Une manne toujours plus importante pour l’État
Le Luxembourg ne devrait en tout cas pas faire évoluer la situation de lui-même. Selon les prévisions de l’Administration des douanes et des accises, quelque 4,9 milliards de cigarettes ont été vendues en 2024, avec une recette pour l’État d’1,4 milliard d’euros. Des recettes qui ne devraient cesser d’augmenter: 1,6 milliard d’euros en 2025, et même 1,9 milliard d’euros en 2028.
L’objectif des autorités n’est d’ailleurs pas de faire cesser ce phénomène d’achats transfrontaliers. Le gouvernement prévoit une hausse – très mesurée – du prix des cigarettes en 2025, mais celle-ci concernera essentiellement les paquets aux prix les plus accessibles (5,50 euros en 2025 pour un paquet de 20 cigarettes contre 5,20 euros auparavant), dans le but de décourager, «dans un souci de santé publique», les jeunes de l’achat. Il s’agit donc de jouer sur une hausse des prix mais «tout en générant des recettes», donc en conservant un différentiel de prix attractif par rapport aux pays voisins.

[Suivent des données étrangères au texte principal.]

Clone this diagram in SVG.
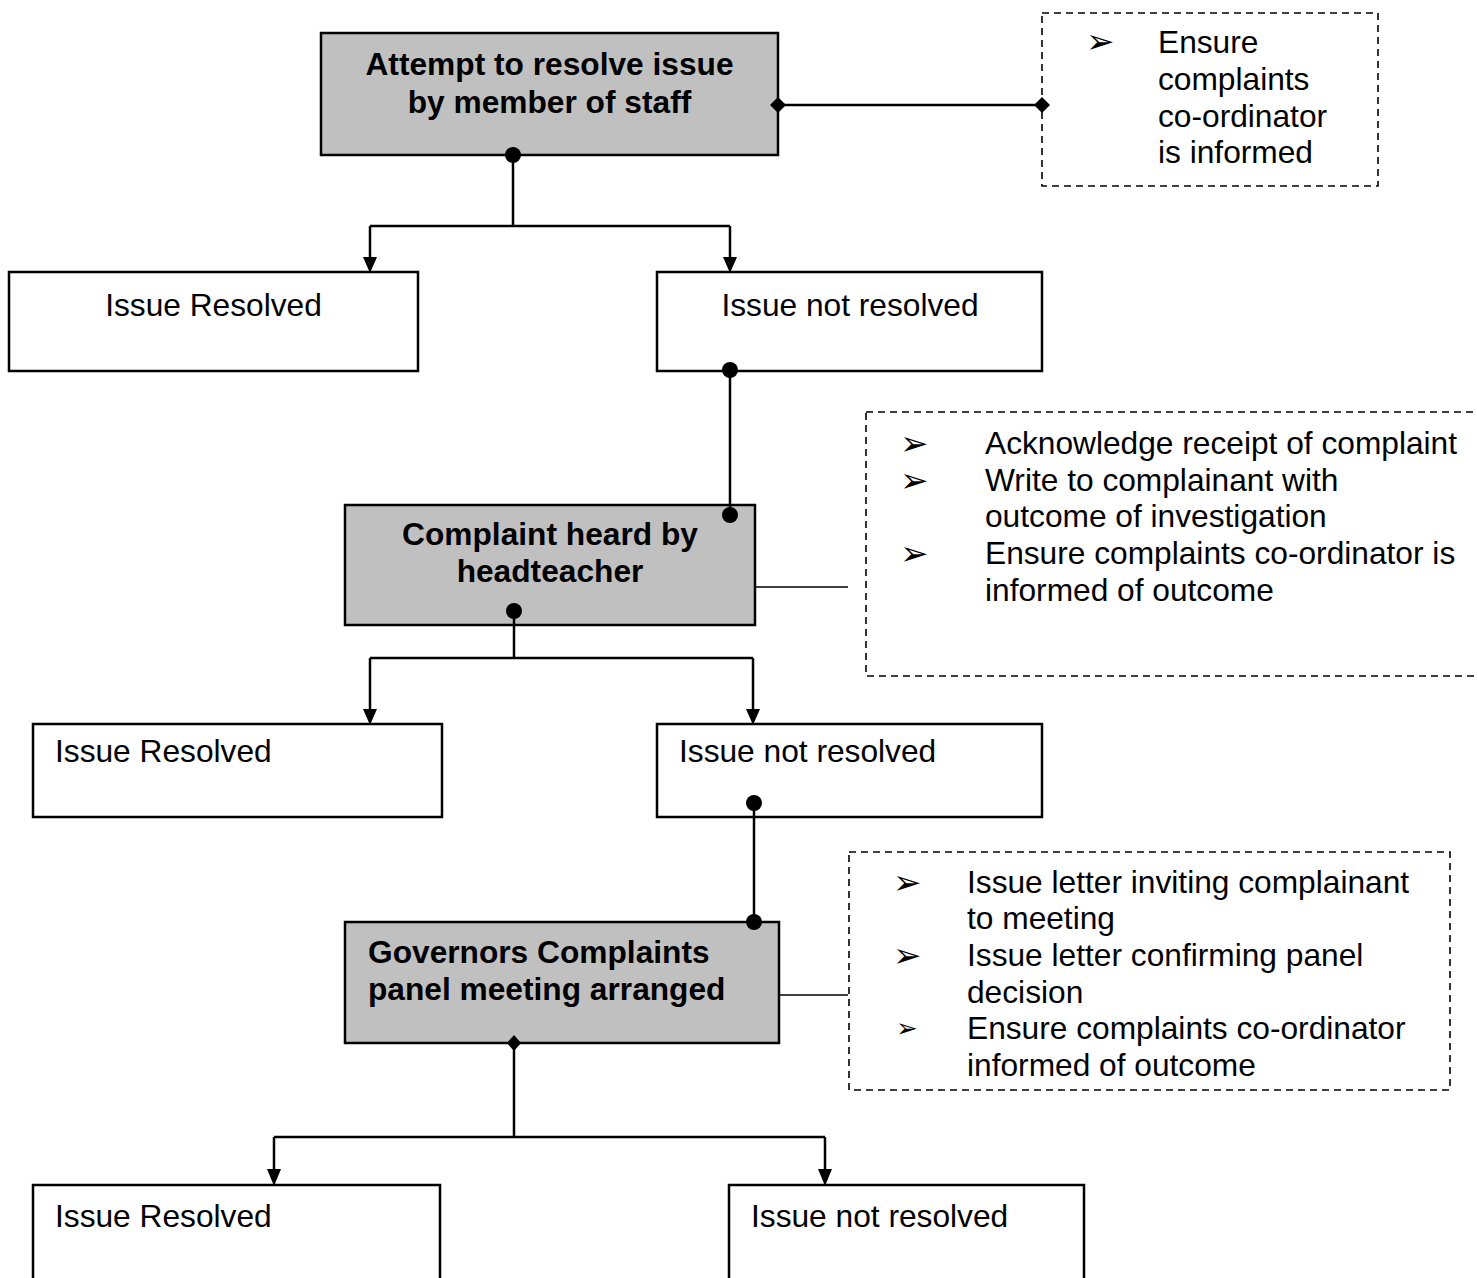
<svg xmlns="http://www.w3.org/2000/svg" width="1477" height="1278" viewBox="0 0 1477 1278">
<style>
.bg{fill:#ffffff}
.main{fill:#c0c0c0;stroke:#000;stroke-width:2.5}
.box{fill:#ffffff;stroke:#000;stroke-width:2.5}
.note{fill:none;stroke:#000;stroke-width:1.6;stroke-dasharray:7 5}
.t{font-family:"Liberation Sans",Arial,sans-serif;font-size:31.7px;fill:#000}
.b{font-family:"Liberation Sans",Arial,sans-serif;font-size:31.7px;font-weight:bold;fill:#000}
.bul{font-family:"DejaVu Sans",sans-serif;font-size:34px;fill:#000}
.ln{fill:none;stroke:#000;stroke-width:2.5}
.thin{fill:none;stroke:#000;stroke-width:1.6}
.dot{fill:#000}
</style>
<rect class="bg" x="0" y="0" width="1477" height="1278"/>

<g id="n-attempt">
<rect class="main" x="321" y="33" width="457" height="122"/>
<text class="b" x="549.5" y="75" text-anchor="middle">Attempt to resolve issue</text>
<text class="b" x="549.5" y="113" text-anchor="middle">by member of staff</text>
</g>

<g id="note1">
<rect class="note" x="1042" y="13" width="336" height="173"/>
<text class="bul" x="1086" y="53">➢</text>
<text class="t" x="1158" y="53">Ensure</text>
<text class="t" x="1158" y="90">complaints</text>
<text class="t" x="1158" y="127">co-ordinator</text>
<text class="t" x="1158" y="163">is informed</text>
</g>

<g id="n-resolved1">
<rect class="box" x="9" y="272" width="409" height="99"/>
<text class="t" x="213.5" y="316" text-anchor="middle">Issue Resolved</text>
</g>

<g id="n-notresolved1">
<rect class="box" x="657" y="272" width="385" height="99"/>
<text class="t" x="850" y="316" text-anchor="middle">Issue not resolved</text>
</g>

<g id="n-headteacher">
<rect class="main" x="345" y="505" width="410" height="120"/>
<text class="b" x="550" y="545" text-anchor="middle">Complaint heard by</text>
<text class="b" x="550" y="582" text-anchor="middle">headteacher</text>
</g>

<g id="note2">
<rect class="note" x="866" y="412" width="640" height="264"/>
<text class="bul" x="900" y="455">➢</text>
<text class="t" x="985" y="454">Acknowledge receipt of complaint</text>
<text class="bul" x="900" y="492">➢</text>
<text class="t" x="985" y="491">Write to complainant with</text>
<text class="t" x="985" y="527">outcome of investigation</text>
<text class="bul" x="900" y="565">➢</text>
<text class="t" x="985" y="564">Ensure complaints co-ordinator is</text>
<text class="t" x="985" y="601">informed of outcome</text>
</g>

<g id="n-resolved2">
<rect class="box" x="33" y="724" width="409" height="93"/>
<text class="t" x="55" y="762">Issue Resolved</text>
</g>

<g id="n-notresolved2">
<rect class="box" x="657" y="724" width="385" height="93"/>
<text class="t" x="679" y="762">Issue not resolved</text>
</g>

<g id="n-governors">
<rect class="main" x="345" y="922" width="434" height="121"/>
<text class="b" x="368" y="963">Governors Complaints</text>
<text class="b" x="368" y="1000">panel meeting arranged</text>
</g>

<g id="note3">
<rect class="note" x="849" y="852" width="601" height="238"/>
<text class="bul" x="893" y="894">➢</text>
<text class="t" x="967" y="893">Issue letter inviting complainant</text>
<text class="t" x="967" y="929">to meeting</text>
<text class="bul" x="893" y="967">➢</text>
<text class="t" x="967" y="966">Issue letter confirming panel</text>
<text class="t" x="967" y="1003">decision</text>
<text class="bul" x="896" y="1037" style="font-size:26px">➢</text>
<text class="t" x="967" y="1039">Ensure complaints co-ordinator</text>
<text class="t" x="967" y="1076">informed of outcome</text>
</g>

<g id="n-resolved3">
<rect class="box" x="33" y="1185" width="407" height="120"/>
<text class="t" x="55" y="1227">Issue Resolved</text>
</g>

<g id="n-notresolved3">
<rect class="box" x="729" y="1185" width="355" height="120"/>
<text class="t" x="751" y="1227">Issue not resolved</text>
</g>

<g id="connectors">
<path class="ln" d="M513,155 V226"/>
<path class="ln" d="M370,226 H730"/>
<path class="ln" d="M370,226 V260"/>
<path class="ln" d="M730,226 V260"/>
<polygon points="363,257 377,257 370,273" class="dot"/>
<polygon points="723,257 737,257 730,273" class="dot"/>
<circle class="dot" cx="513" cy="155" r="8"/>
<path class="ln" d="M778,105 H1042"/>
<polygon class="dot" points="770,105 778,97 786,105 778,113"/>
<polygon class="dot" points="1034,105 1042,97 1050,105 1042,113"/>
<path class="ln" d="M730,371 V514"/>
<circle class="dot" cx="730" cy="370" r="8"/>
<circle class="dot" cx="730" cy="515" r="8"/>
<path class="ln" d="M514,611 V658"/>
<circle class="dot" cx="514" cy="611" r="8"/>
<path class="ln" d="M370,658 H753"/>
<path class="ln" d="M370,658 V712"/>
<path class="ln" d="M753,658 V712"/>
<polygon points="363,709 377,709 370,725" class="dot"/>
<polygon points="746,709 760,709 753,725" class="dot"/>
<path class="thin" d="M755,587 H848"/>
<path class="ln" d="M754,803 V922"/>
<circle class="dot" cx="754" cy="803" r="8"/>
<circle class="dot" cx="754" cy="922" r="8"/>
<path class="ln" d="M514,1043 V1137"/>
<polygon class="dot" points="507,1043 514,1035 521,1043 514,1051"/>
<path class="ln" d="M274,1137 H825"/>
<path class="ln" d="M274,1137 V1172"/>
<path class="ln" d="M825,1137 V1172"/>
<polygon points="267,1169 281,1169 274,1186" class="dot"/>
<polygon points="818,1169 832,1169 825,1186" class="dot"/>
<path class="thin" d="M779,995 H848"/>
</g>
</svg>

Le Luxembourg est in fine «particulièrement gagnant» de la situation, selon la plateforme “Génération sans tabac”. Moins de 5% du tabac vendu au Luxembourg est en effet consommé dans le pays. Ainsi, en plus des recettes fiscales, «les coûts sanitaires engendrés par la consommation de ces produits sont donc très majoritairement supportés par les pays frontaliers, et notamment la France». En parallèle, le tabac tue prématurément 700.000 personnes en Europe chaque année, selon l’OMS.